Kaum Auswirkung auf den Erfolg der Reihe scheint indes zu haben, dass sich Rowling in den vergangenen Jahren zur zentralen Protagonistin der Anti-Transgender-Bewegung entwickelt und damit viel Kritik und Unmut auf sich gezogen hat. Für größeren Wirbel sorgte zuletzt ihr Krimi „Troubled Blood“ vor eineinhalb Jahren, in dem Rowling einen Mann in Frauenkleidern zum Hauptverdächtigen werden ließ.
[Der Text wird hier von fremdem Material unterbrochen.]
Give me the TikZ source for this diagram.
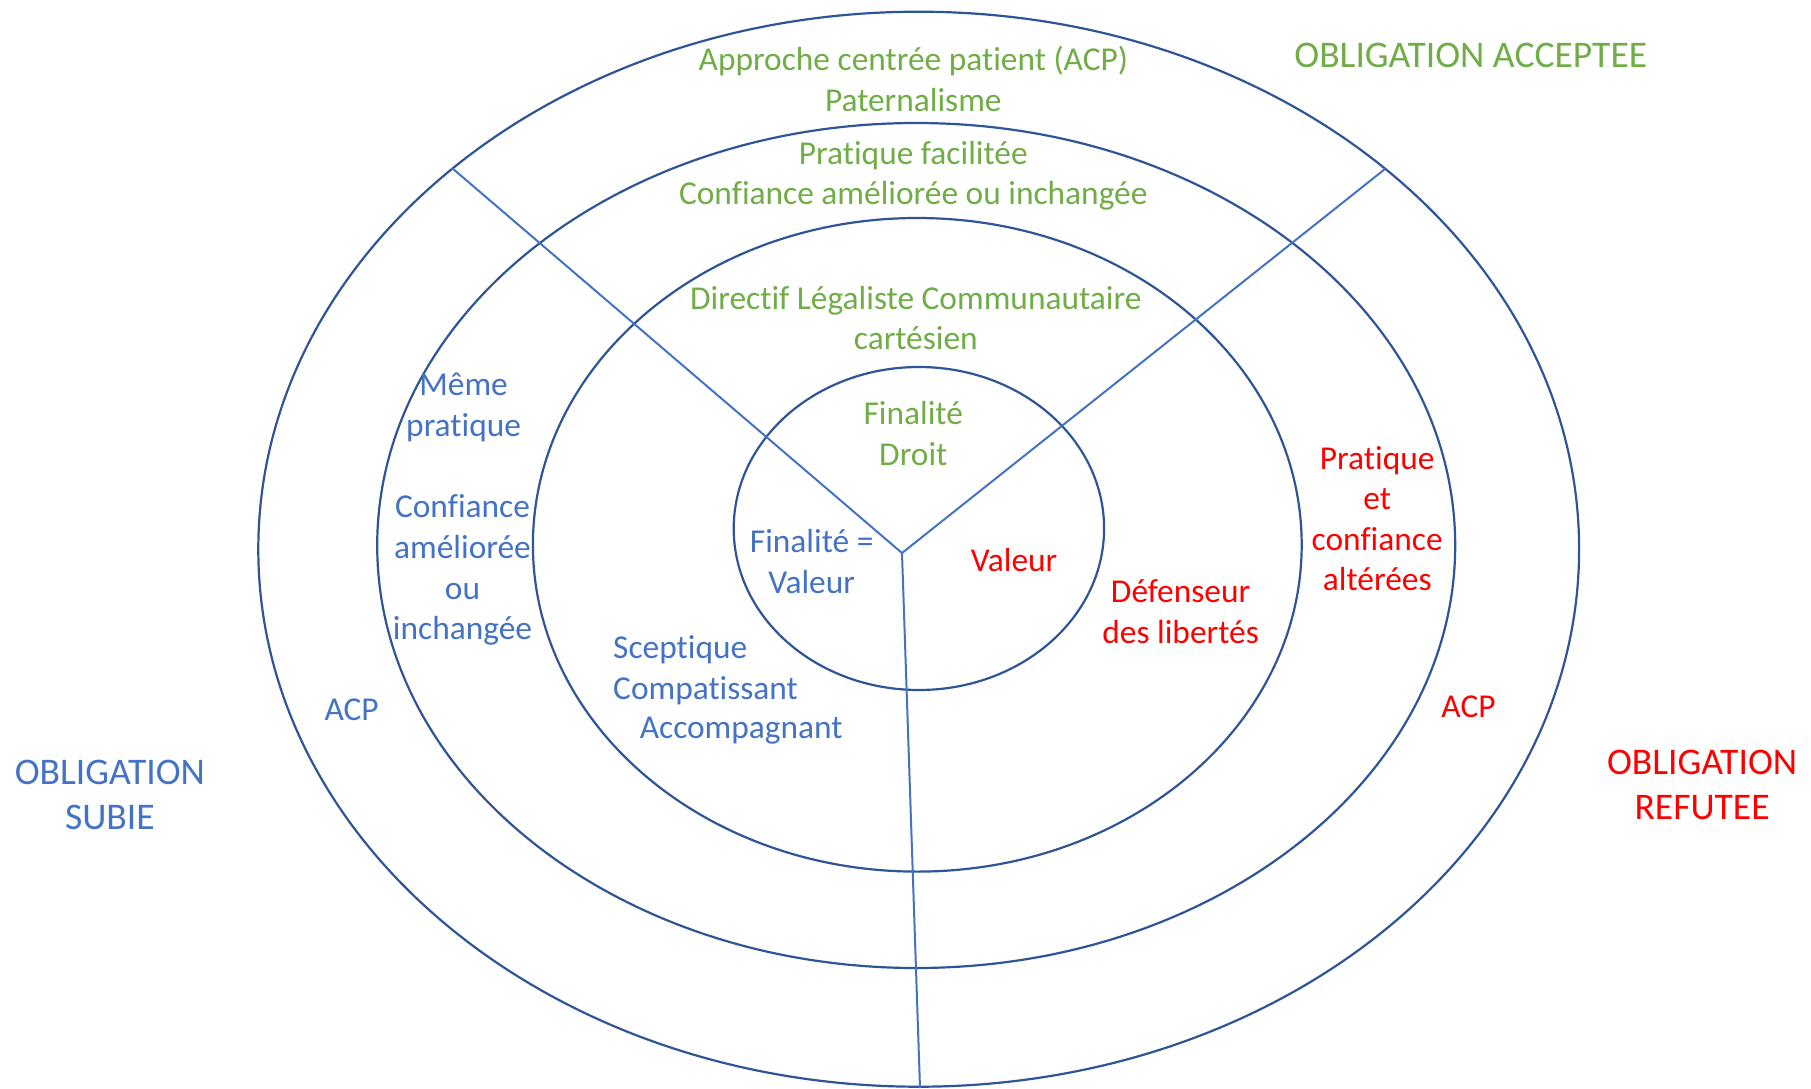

Die Autorin ist schon länger dafür bekannt, sich auf Twitter oder auf ihrem Blog als Anhängerin eines „Feminismus“ zu bekennen, demzufolge Transgender-Personen und vor allem Transfrauen jene Frauen bedrohen, die biologisch als solche geboren wurden. Auch Harry-Potter-Hauptdarsteller Daniel Radcliffe und weitere Stars der Verfilmungen positionierten sich mittlerweile gegen Rowling.

Integrative Zauberwelt

Radcliffe appellierte aber auch an alle Harry-Potter-Fans, sich ihre Verbindung zu den magischen Geschichten nicht vermiesen zu lassen. Denn die sei „heilig“ und bestehe nur zwischen der jeweiligen Person und dem Buch. Dass die Verbindung zwischen Leserinnen und Lesern bei Harry Potter besonders stark ist, liegt nicht zuletzt am integrativen Charakter der Bücherserie.

Auch Kinder aus „nicht magischen Familien“ (wie etwa Hermine) können darin über Zauberpotential verfügen. Die Hogwarts-Zauberwelt steht somit nicht nur einem einzelnen Helden oder einem Grüppchen von Eingeweihten offen, sondern grundsätzlich jedem Kind. Womit jede und jeder hoffen darf, doch noch eine Einladung ins Internat überbracht zu bekommen.